Without including the pictures, copy out every line below.

+++

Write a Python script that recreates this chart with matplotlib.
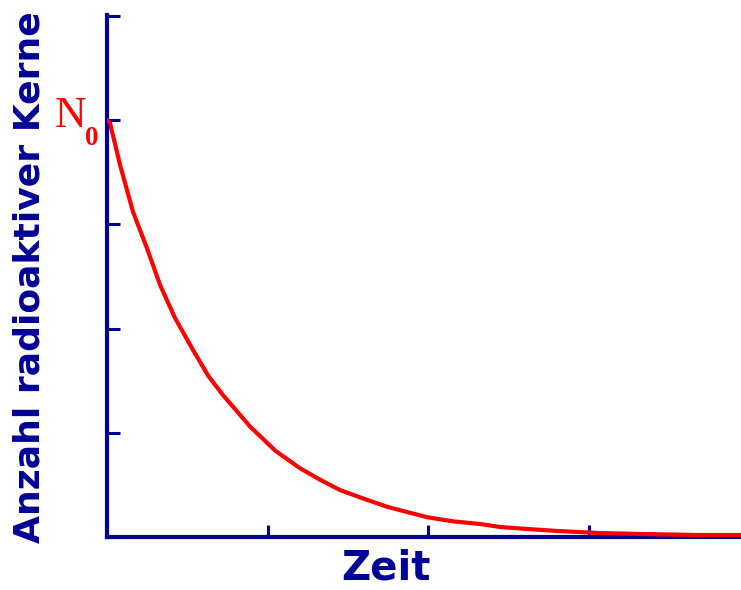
import matplotlib
matplotlib.use("Agg")
import matplotlib.pyplot as plt

# Zerfallskurve, Werte (x in Tick-Einheiten, y in Tick-Einheiten)
zeit = [0.0, 0.019, 0.081, 0.162, 0.249, 0.330, 0.424, 0.530, 0.629, 0.723,
        0.785, 0.891, 1.047, 1.202, 1.327, 1.452, 1.595, 1.745, 1.869, 1.994,
        2.156, 2.324, 2.449, 2.617, 2.804, 3.072, 3.321, 3.695, 3.950]
kerne = [4.0, 3.97, 3.57, 3.12, 2.77, 2.42, 2.10, 1.81, 1.55, 1.36,
         1.25, 1.06, 0.83, 0.66, 0.55, 0.45, 0.37, 0.29, 0.24, 0.19,
         0.15, 0.125, 0.096, 0.077, 0.058, 0.038, 0.029, 0.019, 0.019]
xticks = [0, 1, 2, 3]
yticks = [0, 1, 2, 3, 4, 5]

blau = "#000096"
rot = "#ff0000"

fig = plt.figure(figsize=(7.41, 5.90), dpi=100)
ax = fig.add_axes([107/741, 53/590, 634/741, 522/590])

ax.plot(zeit, kerne, color=rot, lw=3.0, solid_capstyle="round",
        solid_joinstyle="round", zorder=3)

ax.set_xlim(0, 634/160.5)
ax.set_ylim(0, 522/104.25)
ax.set_xticks(xticks)
ax.set_yticks(yticks)
ax.set_xticklabels([])
ax.set_yticklabels([])
ax.tick_params(direction="in", length=9, width=2.2, color=blau)

for s in ["top", "right"]:
    ax.spines[s].set_visible(False)
for s in ["left", "bottom"]:
    ax.spines[s].set_color(blau)
    ax.spines[s].set_linewidth(3.0)

fig.text(385.5/741, 1 - 569/590, "Zeit", color=blau, fontsize=29,
         fontweight="bold", family="DejaVu Sans", ha="center", va="center")
fig.text(30/741, 1 - 277/590, "Anzahl radioaktiver Kerne", color=blau,
         fontsize=26, fontweight="bold", family="DejaVu Sans",
         rotation=90, ha="center", va="center")

fig.text(55/741, 1 - 127/590, "N", color=rot, fontsize=31.5,
         family="Liberation Serif", ha="left", va="baseline")
fig.text(85/741, 1 - 145/590, "0", color=rot, fontsize=19.5,
         fontweight="bold", family="Liberation Serif", ha="left", va="baseline")

fig.savefig("out.png", dpi=100)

+++

(Exercise solution):
Write a Python script that recreates this chart with matplotlib.
import matplotlib
matplotlib.use("Agg")
import matplotlib.pyplot as plt

# Zerfallskurve, Werte (x in Tick-Einheiten, y in Tick-Einheiten)
zeit = [0.0, 0.019, 0.081, 0.162, 0.249, 0.330, 0.424, 0.530, 0.629, 0.723,
        0.785, 0.891, 1.047, 1.202, 1.327, 1.452, 1.595, 1.745, 1.869, 1.994,
        2.156, 2.324, 2.449, 2.617, 2.804, 3.072, 3.321, 3.695, 3.950]
kerne = [4.0, 3.97, 3.57, 3.12, 2.77, 2.42, 2.10, 1.81, 1.55, 1.36,
         1.25, 1.06, 0.83, 0.66, 0.55, 0.45, 0.37, 0.29, 0.24, 0.19,
         0.15, 0.125, 0.096, 0.077, 0.058, 0.038, 0.029, 0.019, 0.019]
xticks = [0, 1, 2, 3]
yticks = [0, 1, 2, 3, 4, 5]

blau = "#000096"
rot = "#ff0000"

fig = plt.figure(figsize=(7.41, 5.90), dpi=100)
ax = fig.add_axes([107/741, 53/590, 634/741, 522/590])

ax.plot(zeit, kerne, color=rot, lw=3.0, solid_capstyle="round",
        solid_joinstyle="round", zorder=3)

ax.set_xlim(0, 634/160.5)
ax.set_ylim(0, 522/104.25)
ax.set_xticks(xticks)
ax.set_yticks(yticks)
ax.set_xticklabels([])
ax.set_yticklabels([])
ax.tick_params(direction="in", length=9, width=2.2, color=blau)

for s in ["top", "right"]:
    ax.spines[s].set_visible(False)
for s in ["left", "bottom"]:
    ax.spines[s].set_color(blau)
    ax.spines[s].set_linewidth(3.0)

fig.text(385.5/741, 1 - 569/590, "Zeit", color=blau, fontsize=29,
         fontweight="bold", family="DejaVu Sans", ha="center", va="center")
fig.text(30/741, 1 - 277/590, "Anzahl radioaktiver Kerne", color=blau,
         fontsize=26, fontweight="bold", family="DejaVu Sans",
         rotation=90, ha="center", va="center")

fig.text(55/741, 1 - 127/590, "N", color=rot, fontsize=31.5,
         family="Liberation Serif", ha="left", va="baseline")
fig.text(85/741, 1 - 145/590, "0", color=rot, fontsize=19.5,
         fontweight="bold", family="Liberation Serif", ha="left", va="baseline")

fig.savefig("out.png", dpi=100)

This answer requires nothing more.